Evasiveness about MA contractor registration or licensing status is worth noting, even though garage door installation does not require a dedicated state license. Any work on an attached garage that involves modification of the electrical system — adding an outlet for an opener, connecting a new circuit — requires a licensed MA electrician for that scope. A contractor who suggests they will handle electrical work without discussing a licensed electrician subcontract or separate electrical permit is not operating within code requirements.
No manufacturer-authorized status, by itself, is not a red flag for repair work on existing systems. It is a relevant consideration for new door installation when the warranty support and access to the manufacturer's full product line matter for the buyer. For straightforward spring replacement, cable service, or operator adjustment, authorized dealer status is not necessary for competent work.
Reading a written estimate and the consumer protection landscape in MA
A well-constructed written estimate for a residential garage door installation lists: the door manufacturer and model number; the panel style, color, and insulation specification; the hardware package (springs, cables, rollers, hinges, brackets); the opener manufacturer and model number, if applicable; the installation labor scope; any haul-away cost for the existing door; and a total. An estimate that uses terms like 'standard hardware' or 'appropriate springs' without specifying the actual components does not provide the accountability that a written estimate should deliver.
Line-item estimates are preferable to lump-sum estimates for projects where component specification matters. For a full door replacement with opener, a line-item estimate allows the buyer to see what proportion of the cost is hardware versus labor, and to compare the hardware specification across multiple estimates. Two estimates at the same total price that specify different spring cycle ratings or different opener models are not equivalent estimates, and the line-item format makes that comparison possible.
MA consumer protection law provides avenues for buyers who have been harmed by contractor misconduct. The MA Office of Consumer Affairs and Business Regulation (OCABR) handles complaints about contractor practices, including unfair pricing, failure to complete agreed work, and misrepresentation of services. The Better Business Bureau accepts complaints and maintains company records; for garage door contractors, the presence of unresolved BBB complaints in the category of pricing disputes or incomplete work is a meaningful signal. Filing a complaint does not guarantee recovery, but the complaint record is publicly visible and creates accountability.
For disputes involving workmanship defects on installed products, the manufacturer's customer relations department is sometimes an effective avenue when the contractor is unresponsive. Door and opener manufacturers have regional service representatives who can apply pressure on authorized dealers for warranty-covered defects. This avenue is only available when the installed products are from a major manufacturer with dealer relationships — another practical argument for confirming the product lines and dealer status before the installation.
The evaluation framework in practice
The evaluation process described here can be completed in a single phone call or email exchange with each contractor you are considering, before any technician visits. The goal is not to test the contractor with trick questions but to determine whether they can answer straightforward professional questions directly and completely. A contractor who provides clear answers to questions about insurance coverage, warranty terms, spring cycle rating, and estimate format has demonstrated a baseline of professional operation. A contractor who is evasive, dismissive, or who provides only verbal answers to questions that warrant written confirmation has provided information that is useful for the decision.

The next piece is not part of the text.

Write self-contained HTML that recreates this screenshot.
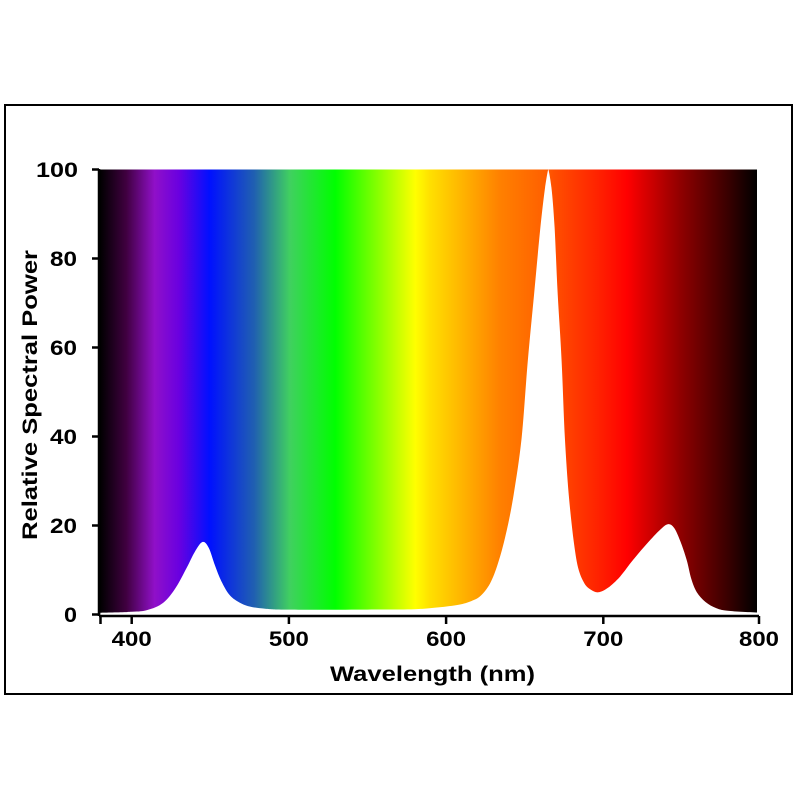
<!DOCTYPE html>
<html><head><style>
html,body{margin:0;padding:0;background:#fff;}
svg{display:block;}
text{font-family:"Liberation Sans",Arial,sans-serif;font-weight:bold;fill:#000;}
</style></head><body>
<svg id="s" width="800" height="800" viewBox="0 0 800 800">
<defs>
<linearGradient id="g" gradientUnits="userSpaceOnUse" x1="100" y1="0" x2="757" y2="0">
<stop offset="0" stop-color="#000000"/>
<stop offset="0.04" stop-color="#400040"/>
<stop offset="0.083" stop-color="#9010c8"/>
<stop offset="0.12" stop-color="#6a00e0"/>
<stop offset="0.167" stop-color="#0010ff"/>
<stop offset="0.235" stop-color="#2060b0"/>
<stop offset="0.289" stop-color="#40d060"/>
<stop offset="0.358" stop-color="#00ff00"/>
<stop offset="0.48" stop-color="#ffff00"/>
<stop offset="0.502" stop-color="#ffe000"/>
<stop offset="0.609" stop-color="#ff8000"/>
<stop offset="0.677" stop-color="#ff6000"/>
<stop offset="0.69" stop-color="#ff5000"/>
<stop offset="0.761" stop-color="#ff2000"/>
<stop offset="0.802" stop-color="#ff0000"/>
<stop offset="0.883" stop-color="#900000"/>
<stop offset="0.95" stop-color="#400000"/>
<stop offset="1" stop-color="#000000"/>
</linearGradient>
</defs>
<rect x="5" y="105" width="787" height="589" fill="none" stroke="#000" stroke-width="2"/>
<rect x="100" y="169.5" width="657" height="445" fill="url(#g)"/>
<path id="c" fill="#fff" d=""/>
<g stroke="#000" stroke-width="2.5" fill="none">
<line x1="99" y1="169" x2="99" y2="616"/>
<line x1="99" y1="616" x2="759" y2="616"/>
<line x1="92" y1="169.5" x2="99" y2="169.5"/>
<line x1="92" y1="258.5" x2="99" y2="258.5"/>
<line x1="92" y1="347.5" x2="99" y2="347.5"/>
<line x1="92" y1="436.5" x2="99" y2="436.5"/>
<line x1="92" y1="525.5" x2="99" y2="525.5"/>
<line x1="92" y1="614.5" x2="99" y2="614.5"/>
<line x1="100.5" y1="616" x2="100.5" y2="624"/>
<line x1="131.7" y1="616" x2="131.7" y2="624"/>
<line x1="288.9" y1="616" x2="288.9" y2="624"/>
<line x1="446.1" y1="616" x2="446.1" y2="624"/>
<line x1="603.3" y1="616" x2="603.3" y2="624"/>
<line x1="759" y1="616" x2="759" y2="624"/>
</g>
<g font-size="21">
<text x="36" y="177" textLength="42" lengthAdjust="spacingAndGlyphs">100</text>
<text x="50" y="266" textLength="27" lengthAdjust="spacingAndGlyphs">80</text>
<text x="50" y="355" textLength="27" lengthAdjust="spacingAndGlyphs">60</text>
<text x="50" y="444" textLength="27" lengthAdjust="spacingAndGlyphs">40</text>
<text x="50" y="533" textLength="27" lengthAdjust="spacingAndGlyphs">20</text>
<text x="64" y="622" textLength="13" lengthAdjust="spacingAndGlyphs">0</text>
<text x="111.7" y="646" textLength="40" lengthAdjust="spacingAndGlyphs">400</text>
<text x="268.9" y="646" textLength="40" lengthAdjust="spacingAndGlyphs">500</text>
<text x="426.1" y="646" textLength="40" lengthAdjust="spacingAndGlyphs">600</text>
<text x="583.3" y="646" textLength="40" lengthAdjust="spacingAndGlyphs">700</text>
<text x="739" y="646" textLength="40" lengthAdjust="spacingAndGlyphs">800</text>
<text x="330" y="681" textLength="205" lengthAdjust="spacingAndGlyphs">Wavelength (nm)</text>
<text transform="translate(37,540) rotate(-90)" textLength="290" lengthAdjust="spacingAndGlyphs">Relative Spectral Power</text>
</g>
</svg>
<script>
var d=[[380,0.4],[400,0.6],[410,1],[420,2.6],[428,6],[435,10.5],[440,14],[445,16.3],[449,15],[453,11],[457,7.5],[462,4.5],[468,2.8],[475,1.8],[485,1.3],[500,1.1],[550,1.1],[580,1.2],[595,1.6],[608,2.2],[616,3],[622,4.2],[628,7],[633,11.5],[638,18],[643,27],[648,39.6],[652,57],[656,72],[660,87],[663,96],[665,100],[667,96],[669,87],[671,72],[673.5,57],[675.5,40],[678,27],[681,17],[684,10.5],[688,7],[692,5.6],[696.8,5],[703,6],[710.6,8.5],[719,12.3],[728,16],[736,19],[741,20.3],[745,19.5],[749,16.5],[753,12.3],[756,8],[759.5,5],[765,2.8],[772,1.4],[780,0.8],[800,0.4]];
function X(l){return 131.7+(l-400)*1.572;}
function Y(v){return 614.5-v*4.45;}
var pts=d.map(function(a){return [X(a[0]),Y(a[1])];});
var p="M"+X(380)+",614.5 L"+pts[0][0]+","+pts[0][1];
for(var i=0;i<pts.length-1;i++){
 var p0=pts[Math.max(0,i-1)],p1=pts[i],p2=pts[i+1],p3=pts[Math.min(pts.length-1,i+2)];
 var t=1/6;
 if(d[i][0]==665||d[i+1][0]==665)t=0.08;
 var c1=[p1[0]+(p2[0]-p0[0])*t, p1[1]+(p2[1]-p0[1])*t];
 var c2=[p2[0]-(p3[0]-p1[0])*t, p2[1]-(p3[1]-p1[1])*t];
 c1[1]=Math.max(Math.min(c1[1],614.5),169.5);c2[1]=Math.max(Math.min(c2[1],614.5),169.5);
 p+=" C"+c1[0].toFixed(1)+","+c1[1].toFixed(1)+" "+c2[0].toFixed(1)+","+c2[1].toFixed(1)+" "+p2[0].toFixed(1)+","+p2[1].toFixed(1);
}
p+=" L"+X(800)+",614.5 Z";
document.getElementById("c").setAttribute("d",p);
</script>
</body></html>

The time investment in this evaluation is modest — perhaps thirty to forty-five minutes to contact three contractors and ask a consistent set of questions — and the information it yields is substantially more reliable than price alone as a predictor of job quality and post-installation experience. In a trade without mandatory licensing, this due diligence is the primary tool available to MA buyers for separating the field before a hire.

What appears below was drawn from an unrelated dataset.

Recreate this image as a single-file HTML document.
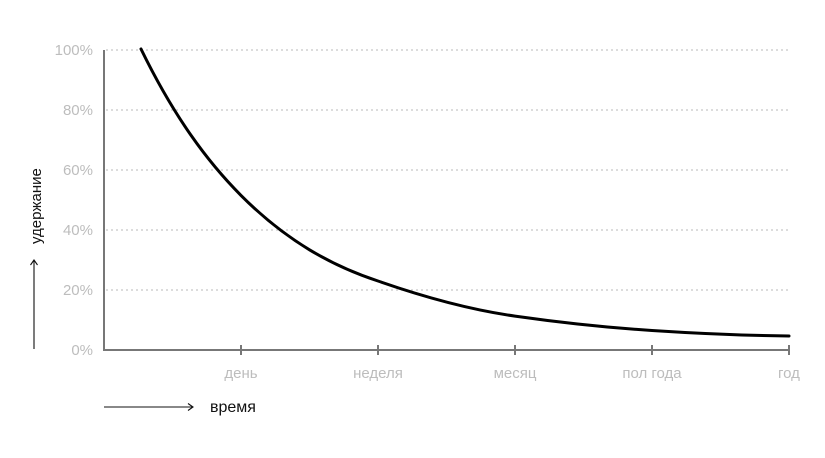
<!DOCTYPE html>
<html><head><meta charset="utf-8"><style>
html,body{margin:0;padding:0;background:#fff;}
svg{display:block;font-family:"Liberation Sans",sans-serif;}
</style></head><body>
<svg width="825" height="458" viewBox="0 0 825 458" xmlns="http://www.w3.org/2000/svg">
<g stroke="#c8c8c8" stroke-width="1.2" stroke-dasharray="2,3">
<line x1="106" y1="50" x2="789" y2="50"/>
<line x1="106" y1="110" x2="789" y2="110"/>
<line x1="106" y1="170" x2="789" y2="170"/>
<line x1="106" y1="230" x2="789" y2="230"/>
<line x1="106" y1="290" x2="789" y2="290"/>
</g>
<g fill="#bdbdbd" font-size="15" text-anchor="end">
<text x="93" y="55">100%</text>
<text x="93" y="115">80%</text>
<text x="93" y="175">60%</text>
<text x="93" y="235">40%</text>
<text x="93" y="295">20%</text>
<text x="93" y="355">0%</text>
</g>
<g stroke="#777" stroke-width="2" fill="none">
<polyline points="104,50 104,350 789,350"/>
<line x1="241" y1="345" x2="241" y2="355"/>
<line x1="378" y1="345" x2="378" y2="355"/>
<line x1="515" y1="345" x2="515" y2="355"/>
<line x1="652" y1="345" x2="652" y2="355"/>
<line x1="789" y1="345" x2="789" y2="355"/>
</g>
<g fill="#bdbdbd" font-size="15" text-anchor="middle">
<text x="241" y="378">день</text>
<text x="378" y="378">неделя</text>
<text x="515" y="378">месяц</text>
<text x="652" y="378">пол года</text>
<text x="789" y="378">год</text>
</g>
<path fill="none" stroke="#000" stroke-width="3" stroke-linecap="round"
d="M141,49 C174.3,117.3 207.7,162 241,195.4 C286.7,241.3 332.3,266 378,281 C423.7,297 469.3,309.6 515,316.1 C560.7,322.6 606.3,327.5 652,330.5 C697.7,333.5 743.3,335.5 789,336"/>
<g stroke="#111" stroke-width="1.1" fill="none">
<line x1="104" y1="407" x2="193" y2="407"/>
<polyline points="188,403.5 193,407 188,410.5"/>
<line x1="34" y1="349" x2="34" y2="260"/>
<polyline points="30.5,265 34,260 37.5,265"/>
</g>
<text x="210" y="412" font-size="16" fill="#111">время</text>
<text transform="translate(41,244) rotate(-90)" font-size="15" fill="#111">удержание</text>
</svg>
</body></html>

Price comparison remains relevant, but it should be done across quotes that are equivalent in scope and specification. Comparing a lump-sum phone quote from one contractor to a written line-item estimate from another is not a meaningful comparison. Comparing two written estimates that specify the same or equivalent door model, hardware package, and opener model at different prices is a meaningful comparison. Getting to that point requires that the evaluation questions above have been asked and answered.

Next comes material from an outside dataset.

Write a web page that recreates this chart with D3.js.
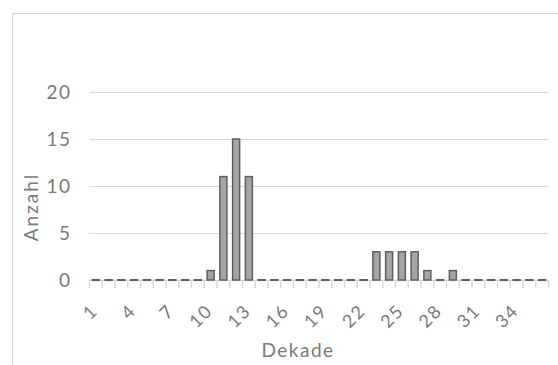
<!DOCTYPE html>
<html>
<head>
<meta charset="utf-8">
<script src="https://cdn.jsdelivr.net/npm/d3@7/dist/d3.min.js"></script>
<style>
  body { margin: 0; background: #fff; }
  text { font-family: Lato, 'Open Sans', sans-serif; fill: #7a7a7a; letter-spacing: 1.5px; }
</style>
</head>
<body>
<div id="chart"></div>
<script>
// Dekade 1..36, Anzahl per Dekade
const dekaden = d3.range(1, 37);
const anzahl = [
  0, 0, 0, 0, 0, 0, 0, 0, 0, 1, 11, 15,
  11, 0, 0, 0, 0, 0, 0, 0, 0, 0, 3, 3,
  3, 3, 1, 0, 1, 0, 0, 0, 0, 0, 0, 0
];
const yTicks = [0, 5, 10, 15, 20];
const tickLabels = dekaden.filter((d, i) => i % 3 === 0);

const width = 558;
const height = 365;
const margin = { top: 92, right: 10, bottom: 85, left: 89.5 };

const svg = d3
  .select('#chart')
  .append('svg')
  .attr('width', width)
  .attr('height', height);

// chart frame (cut off at right and bottom)
svg
  .append('rect')
  .attr('x', 12.5)
  .attr('y', 13.5)
  .attr('width', 600)
  .attr('height', 400)
  .attr('fill', 'none')
  .attr('stroke', '#d9d9d9');

const x = d3
  .scaleBand()
  .domain(dekaden)
  .range([margin.left, 548.5])
  .paddingInner(0.45)
  .paddingOuter(0.225);

const y = d3
  .scaleLinear()
  .domain([0, 20])
  .range([280, margin.top]);

// gridlines
svg
  .append('g')
  .selectAll('line')
  .data(yTicks.filter(d => d > 0))
  .join('line')
  .attr('x1', margin.left)
  .attr('x2', 548.5)
  .attr('y1', d => Math.round(y(d)) + 0.5)
  .attr('y2', d => Math.round(y(d)) + 0.5)
  .attr('stroke', '#d9d9d9')
  .attr('stroke-width', 1.2);

// y labels
svg
  .append('g')
  .selectAll('text')
  .data(yTicks)
  .join('text')
  .attr('x', 71.5)
  .attr('y', d => y(d))
  .attr('dy', '0.35em')
  .attr('text-anchor', 'end')
  .attr('font-size', 19)
  .text(d => d);

// x axis line + ticks at category boundaries
const step = x.step();
const ax = svg.append('g').attr('stroke', '#d9d9d9').attr('stroke-width', 1.5);
ax.append('line')
  .attr('x1', margin.left)
  .attr('x2', 548.5)
  .attr('y1', 280.5)
  .attr('y2', 280.5);
ax.selectAll('.tick')
  .data(d3.range(0, dekaden.length + 1))
  .join('line')
  .attr('class', 'tick')
  .attr('x1', i => margin.left + i * step)
  .attr('x2', i => margin.left + i * step)
  .attr('y1', 280)
  .attr('y2', 288);

// bars
const bars = svg.append('g');
bars
  .selectAll('rect')
  .data(dekaden.filter((d, i) => anzahl[i] > 0))
  .join('rect')
  .attr('x', d => x(d))
  .attr('y', d => y(anzahl[d - 1]))
  .attr('width', x.bandwidth())
  .attr('height', d => y(0) - y(anzahl[d - 1]))
  .attr('fill', '#a5a5a5')
  .attr('stroke', '#5f5f5f')
  .attr('stroke-width', 1.5);

// zero values show as a dash
bars
  .selectAll('line')
  .data(dekaden.filter((d, i) => anzahl[i] === 0))
  .join('line')
  .attr('x1', d => x(d) - 0.75)
  .attr('x2', d => x(d) + x.bandwidth() + 0.75)
  .attr('y1', y(0))
  .attr('y2', y(0))
  .attr('stroke', '#5f5f5f')
  .attr('stroke-width', 2);

// x tick labels, rotated
svg
  .append('g')
  .selectAll('text')
  .data(tickLabels)
  .join('text')
  .attr(
    'transform',
    d => `translate(${x(d) + x.bandwidth() / 2 + 3},${312}) rotate(-45)`
  )
  .attr('text-anchor', 'end')
  .attr('font-size', 18)
  .text(d => d);

// axis titles
svg
  .append('text')
  .attr('x', 298)
  .attr('y', 357)
  .attr('text-anchor', 'middle')
  .attr('font-size', 19)
  .text('Dekade');

svg
  .append('text')
  .attr('transform', 'translate(38,207) rotate(-90)')
  .attr('text-anchor', 'middle')
  .attr('font-size', 19)
  .style('letter-spacing', '2px')
  .text('Anzahl');
</script>
</body>
</html>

Frequently asked questions
Is there a way to check whether a garage door contractor has past complaints in MA?
Several public records are available. The Better Business Bureau maintains a database of accredited and non-accredited companies with complaint histories; the BBB profile for a garage door contractor will show any complaints filed and their resolution status. The MA Office of Consumer Affairs and Business Regulation (OCABR) handles home improvement contractor registrations and complaint records for registered contractors — the Home Improvement Contractor (HIC) registration, which is required for home improvement work on existing residential buildings in MA costing over $1,000, is searchable on the OCABR website. Contractors registered as HICs have a public registration record; contractors performing home improvement work without registration are operating outside the HIC statute requirements.
What should I expect from the estimate process for a new garage door installation?
A thorough estimate for a new residential garage door installation typically requires a site visit, not just a phone call, because the technician needs to measure the opening, assess the headroom and side-room clearances for the specific door and hardware configuration, and evaluate the condition of any existing structural framing at the header and jambs. A written estimate provided without a site visit is working from assumptions about the opening dimensions and conditions that may not hold when the technician arrives — which is a common mechanism for on-site price increases. Request a site visit as part of the estimate process, and expect the written estimate to be provided after that visit rather than during a phone call.
What recourse do I have if the work does not match what was agreed?
The written estimate or contract is your primary document for establishing what was agreed. If the installed door, hardware, or opener does not match the specification in the written estimate, you have a contractual discrepancy that can be raised with the contractor in writing. If the contractor does not respond or refuses to correct the discrepancy, the MA Office of Consumer Affairs and Better Business Bureau complaint processes are available. For registered Home Improvement Contractors, OCABR has an arbitration process specifically for home improvement disputes. Small claims court in MA handles disputes up to $7,000 without requiring an attorney and is a practical avenue for disputes involving residential garage door work. Documentation — the written estimate, photos of the installed product, any written communications — is essential for any of these paths.